Was the Underground man right?
I was trying to read Dostoevsky's Notes from Underground since October last year. With major gaps, sometimes month long and mostly using it to avoid the present or just as a tool to help me sleep.. for I still think I did not get most of it.. I am still here, still scribbling nonsense. Because I do not have escape .. and perhaps I am searching for one for sometime now.
What if the Underground man was right?
What if we are actually in love with suffering.. and resentment is the only way we can keep ourselves from drowning deeper. The days had been much better, something that I can now only think of a different person's, not my own. How can I be that person who was smiling like infinity on the arms of a beloved? That I sometimes think was the best version of mine ever. But what do I know .. I have been shown that the forever that we grew up wondering do not exist. Forever sometimes are just 3 days, 3 months or 3 years. In case you also wanted to be happy, feel loved and to love, be yourself and thought you are more than just a plethora of negatives, I don't think I have anything to offer to you. Not that I have anything to serve to others as well.

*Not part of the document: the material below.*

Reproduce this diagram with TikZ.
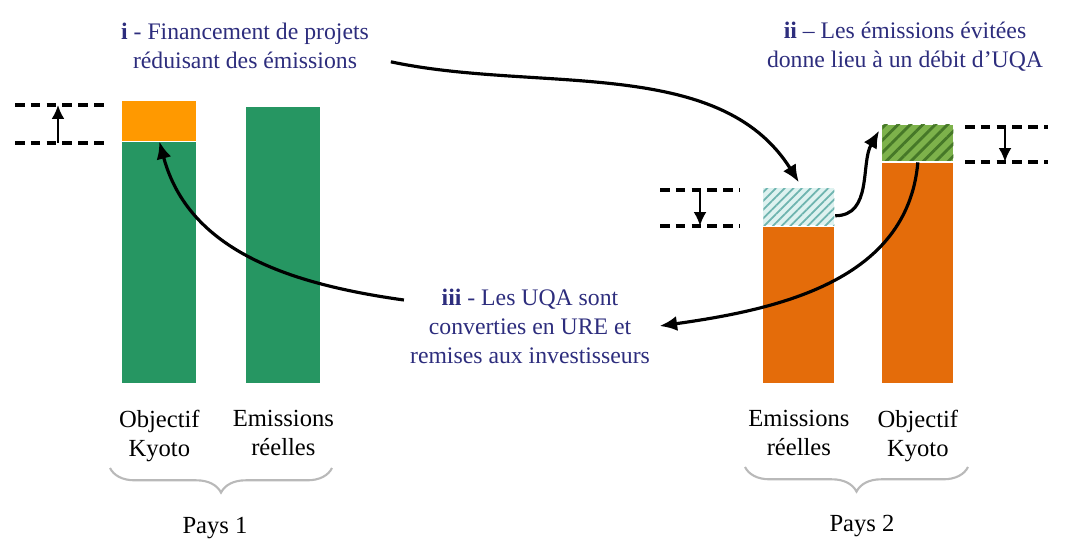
\documentclass[tikz,border=0pt]{standalone}
\usepackage{fontspec}
\setmainfont{Liberation Serif}
\usepackage{tikz}
\usetikzlibrary{arrows.meta,positioning,patterns.meta,decorations.pathreplacing}
\definecolor{kgreen}{RGB}{38,150,98}
\definecolor{kyellow}{RGB}{255,153,0}
\definecolor{korange}{RGB}{228,108,10}
\definecolor{tealbg}{RGB}{222,242,240}
\definecolor{tealline}{RGB}{110,180,175}
\definecolor{olivebg}{RGB}{125,178,75}
\definecolor{oliveline}{RGB}{70,120,40}
\definecolor{notecol}{RGB}{45,45,125}
\tikzset{%
  >={Latex[width=3mm,length=3.5mm]},
      bar/.style = {rectangle, draw=none, inner sep=0pt, minimum width=1.48cm},
     barR/.style = {bar, minimum width=1.42cm, fill=korange},
   hatchT/.style = {bar, minimum width=1.42cm, preaction={fill=tealbg},
                    pattern={Lines[angle=45,distance=3.5pt,line width=1pt]},
                    pattern color=tealline},
   hatchG/.style = {bar, minimum width=1.42cm, preaction={fill=olivebg},
                    pattern={Lines[angle=45,distance=5pt,line width=1.6pt]},
                    pattern color=oliveline},
     note/.style = {font=\fontsize{13.5}{16.5}\selectfont, text=notecol, align=center},
  barname/.style = {font=\fontsize{14}{16.5}\selectfont, align=center},
    level/.style = {line width=1.8pt, dash pattern=on 5.5pt off 3.5pt},
 levarrow/.style = {->, >={Latex[width=2.6mm,length=2.8mm]}, line width=1.4pt},
     link/.style = {->, line width=1.8pt},
     pays/.style = {decorate, decoration={brace, amplitude=14pt, mirror},
                    draw=gray!55, line width=1.2pt},
}
\begin{document}
\begin{tikzpicture}[x=0.02cm, y=0.02cm]
  \useasboundingbox (0,0) rectangle (1067,538);

  \node (kyoto1) [bar, fill=kgreen, anchor=south west, minimum height=4.82cm] at (122,155) {};
  \node (gap1)   [bar, fill=kyellow, above=0pt of kyoto1, minimum height=0.8cm] {};
  \node (emis1)  [bar, fill=kgreen, anchor=south west, minimum height=5.52cm] at (246,155) {};
  \node (emis2)  [barR, anchor=south west, minimum height=3.12cm] at (763,155) {};
  \node (cut2)   [hatchT, above=0pt of emis2, minimum height=0.74cm] {};
  \node (kyoto2) [barR, anchor=south west, minimum height=4.4cm] at (882,155) {};
  \node (debit2) [hatchG, above=0pt of kyoto2, minimum height=0.72cm] {};

  \node (labK1) [barname, below=0.42cm of kyoto1] {Objectif\\Kyoto};
  \node (labE1) [barname, below=0.42cm of emis1]  {Emissions\\réelles};
  \node (labE2) [barname, below=0.42cm of emis2]  {Emissions\\réelles};
  \node (labK2) [barname, below=0.42cm of kyoto2] {Objectif\\Kyoto};

  \draw[level] (15,433) -- (107,433);
  \draw[level] (15,395) -- (107,395);
  \draw[level] (660,348) -- (740,348);
  \draw[level] (660,312) -- (740,312);
  \draw[level] (965,411) -- (1048,411);
  \draw[level] (965,376) -- (1048,376);
  \coordinate (lvA1) at (58,395);   \coordinate (lvA2) at (58,433);
  \coordinate (lvB1) at (700,348);  \coordinate (lvB2) at (700,312);
  \coordinate (lvC1) at (1005,411); \coordinate (lvC2) at (1005,376);
  \draw[levarrow] (lvA1) -- (lvA2);
  \draw[levarrow] (lvB1) -- (lvB2);
  \draw[levarrow] (lvC1) -- (lvC2);

  \node (noteI)   [note] at (245,492) {\textbf{i} - Financement de projets\\réduisant des émissions};
  \node (noteII)  [note] at (905,491) {\textbf{ii} – Les émissions évitées\\donne lieu à un débit d’UQA};
  \node (noteIII) [note] at (530,212) {\textbf{iii} - Les UQA sont\\converties en URE et\\remises aux investisseurs};

  \draw[link] ([xshift=9pt,yshift=-9pt]noteI.east) to[out=-12, in=122, looseness=0.9] ([yshift=3pt]cut2.north);
  \draw[link] ([yshift=-5pt]cut2.east) to[out=0, in=-120] ([xshift=-1pt,yshift=-4pt]debit2.north west);
  \draw[link] (debit2.south) to[out=-95, in=8] ([xshift=2pt]noteIII.east);
  \draw[link] ([yshift=-10pt]noteIII.north west) to[out=172, in=-75] (kyoto1.north);

  \draw[pays] (110,70) -- (332,70);
  \draw[pays] (745,71) -- (968,71);
  \node (pays1) [barname] at (215,10) {Pays 1};
  \node (pays2) [barname] at (862,12) {Pays 2};
\end{tikzpicture}
\end{document}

I don't even have much for myself, except for a sad line of thoughts that I keep feeding myself. No, not all of my days are this way. Somedays, even now, I see a silver-lining of a better version of my myself. Sometimes I still catch myself off-guard to possibilities, to hope and to a home of mine. But, in the very next moment it seems impossible, like I am in a trench and dreaming of beach without knowing how to swim at all. What if I actually am the spiral that my life is?
This is a self-loathing post. I know you would say I should not indulge in this but go and actually do some work. "Try to have a good time". I know. It is all like the many theory lessons I have had from childhood, and you know, I have excelled in most of them. I fail at practicality. I perhaps shall fail in life as well. Something tells me to not be afraid of failing, but my emotions range from numbness to crippling anxiety. I think I might just be the underground man, not so much of a thinker but almost full of that same indecisiveness, lack of any sense of self-worth, the jealously, the meaningless planning, the irritability, that loneliness, the world is watching me and I am doing it all wrong and the deep down acknowledgement that I am perhaps evil. Sometimes, it all feels like that. And the river flows above you, yet you barely survive this time too. Clinging to something, anything, yet the hope is not going. Why the fuck are the feelings still there? Are those the feelings that I think them to be or are they just imaginations again?
I recently read and told my friend, that, at times there are no answers while at others it is not the right time and we are not the right people they are to be revealed to. I want to accept it, and not hold anyone accountable. I want to be at peace with myself however life is and whatever it turns out to be. But, all of these are mere words. Truth is It is so shity at times, that I waste it all. Every time something bad happens, I try to think of it as the very end of everything, the end of how I am. Yet, I am still breathing. At times I question why was I not good enough for even one effort? But, what is there to gain from all these, the begging, the misfortune..
.. distractions of all kind..
So, this is where I would like to stop writing. I started writing this around 1/2 pm and now its about to be 6pm, and I don't know what I said, what I am saying and how to move ahead from here. There are chaos and this inability to segregate myself from the intrusive thoughts. So, this is where I am gonna be for some more time, if not always. Maybe one day I will understand and be okay.